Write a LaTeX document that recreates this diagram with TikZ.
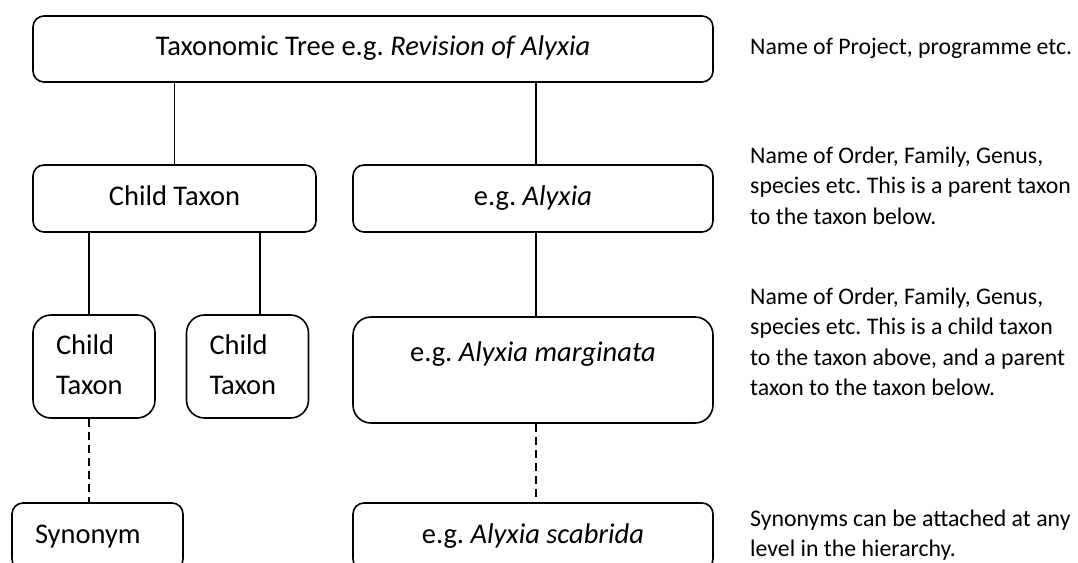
\documentclass[tikz,border=0pt]{standalone}
\usepackage{fontspec}
\setmainfont{Carlito}
\frenchspacing
\begin{document}
\begin{tikzpicture}[x=1pt,y=-1pt,
  frame/.style={draw, line width=1.6pt, rounded corners=11pt, inner sep=0pt, font=\fontsize{28.5}{36}\selectfont},
  box/.style={frame, text height=19.5pt, text depth=6pt},
  smallbox/.style={frame, rounded corners=18pt, minimum height=103pt, text width=76pt, inner xsep=23pt, align=left, font=\fontsize{28.5}{40}\selectfont},
  note/.style={anchor=north west, inner sep=0pt, align=left, font=\fontsize{23.8}{30.5}\selectfont},
  link/.style={line width=1.6pt},
  dashlink/.style={line width=1.6pt, dash pattern=on 8pt off 5pt}]
\useasboundingbox (0,0) rectangle (1078,562);
\clip (0,0) rectangle (1078,562);

\node[box, minimum width=680pt, minimum height=66pt] (top) at (373,49) {Taxonomic Tree e.g. \textit{Revision of Alyxia}};
\node[box, minimum width=283pt, minimum height=67pt] (child) at (174.5,198.5) {Child Taxon};
\node[box, minimum width=360pt, minimum height=67pt] (aly) at (533,198.5) {e.g. \textit{Alyxia}};
\node[smallbox] (s1) at (94,366.5) {\strut Child\\ Taxon\strut};
\node[smallbox] (s2) at (247.5,366.5) {\strut Child\\ Taxon\strut};
\node[frame, rounded corners=18pt, minimum width=360pt, text height=44pt, text depth=62pt] (marg) at (533,370) {e.g. \textit{Alyxia marginata}};
\node[box, minimum height=67pt, text width=125pt, inner xsep=23pt, align=left] (syn) at (97.5,536.5) {Synonym};
\node[box, minimum width=360pt, minimum height=67pt] (scab) at (533,536.5) {e.g. \textit{Alyxia scabrida}};

\node[note] (n1) at (750,32.65) {\strut Name of Project, programme etc.};
\node[note] (n2) at (750,141.65) {\strut Name of Order, Family, Genus,\\ species etc. This is a parent taxon\\ to the taxon below.};
\node[note] (n3) at (750,282.65) {\strut Name of Order, Family, Genus,\\ species etc. This is a child taxon\\ to the taxon above, and a parent\\ taxon to the taxon below.};
\node[note] (n4) at (750,504.65) {\strut Synonyms can be attached at any\\ level in the hierarchy.};

\coordinate (xa) at (89,0);
\coordinate (xb) at (260,0);
\coordinate (xc) at (536,0);

\draw[link] (top.south -| child.north) -- (child.north);
\draw[link] (top.south -| xc) -- (aly.north -| xc);
\draw[link] (child.south -| xa) -- (s1.north -| xa);
\draw[link] (child.south -| xb) -- (s2.north -| xb);
\draw[link] (aly.south -| xc) -- (marg.north -| xc);
\draw[dashlink] (s1.south -| xa) -- (syn.north -| xa);
\draw[dashlink] (marg.south -| xc) -- (scab.north -| xc);
\end{tikzpicture}
\end{document}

════════════════════

Set exercise. Reproduce the listing above exactly, excluding all pictures.

Solution.
Write a LaTeX document that recreates this diagram with TikZ.
\documentclass[tikz,border=0pt]{standalone}
\usepackage{fontspec}
\setmainfont{Carlito}
\frenchspacing
\begin{document}
\begin{tikzpicture}[x=1pt,y=-1pt,
  frame/.style={draw, line width=1.6pt, rounded corners=11pt, inner sep=0pt, font=\fontsize{28.5}{36}\selectfont},
  box/.style={frame, text height=19.5pt, text depth=6pt},
  smallbox/.style={frame, rounded corners=18pt, minimum height=103pt, text width=76pt, inner xsep=23pt, align=left, font=\fontsize{28.5}{40}\selectfont},
  note/.style={anchor=north west, inner sep=0pt, align=left, font=\fontsize{23.8}{30.5}\selectfont},
  link/.style={line width=1.6pt},
  dashlink/.style={line width=1.6pt, dash pattern=on 8pt off 5pt}]
\useasboundingbox (0,0) rectangle (1078,562);
\clip (0,0) rectangle (1078,562);

\node[box, minimum width=680pt, minimum height=66pt] (top) at (373,49) {Taxonomic Tree e.g. \textit{Revision of Alyxia}};
\node[box, minimum width=283pt, minimum height=67pt] (child) at (174.5,198.5) {Child Taxon};
\node[box, minimum width=360pt, minimum height=67pt] (aly) at (533,198.5) {e.g. \textit{Alyxia}};
\node[smallbox] (s1) at (94,366.5) {\strut Child\\ Taxon\strut};
\node[smallbox] (s2) at (247.5,366.5) {\strut Child\\ Taxon\strut};
\node[frame, rounded corners=18pt, minimum width=360pt, text height=44pt, text depth=62pt] (marg) at (533,370) {e.g. \textit{Alyxia marginata}};
\node[box, minimum height=67pt, text width=125pt, inner xsep=23pt, align=left] (syn) at (97.5,536.5) {Synonym};
\node[box, minimum width=360pt, minimum height=67pt] (scab) at (533,536.5) {e.g. \textit{Alyxia scabrida}};

\node[note] (n1) at (750,32.65) {\strut Name of Project, programme etc.};
\node[note] (n2) at (750,141.65) {\strut Name of Order, Family, Genus,\\ species etc. This is a parent taxon\\ to the taxon below.};
\node[note] (n3) at (750,282.65) {\strut Name of Order, Family, Genus,\\ species etc. This is a child taxon\\ to the taxon above, and a parent\\ taxon to the taxon below.};
\node[note] (n4) at (750,504.65) {\strut Synonyms can be attached at any\\ level in the hierarchy.};

\coordinate (xa) at (89,0);
\coordinate (xb) at (260,0);
\coordinate (xc) at (536,0);

\draw[link] (top.south -| child.north) -- (child.north);
\draw[link] (top.south -| xc) -- (aly.north -| xc);
\draw[link] (child.south -| xa) -- (s1.north -| xa);
\draw[link] (child.south -| xb) -- (s2.north -| xb);
\draw[link] (aly.south -| xc) -- (marg.north -| xc);
\draw[dashlink] (s1.south -| xa) -- (syn.north -| xa);
\draw[dashlink] (marg.south -| xc) -- (scab.north -| xc);
\end{tikzpicture}
\end{document}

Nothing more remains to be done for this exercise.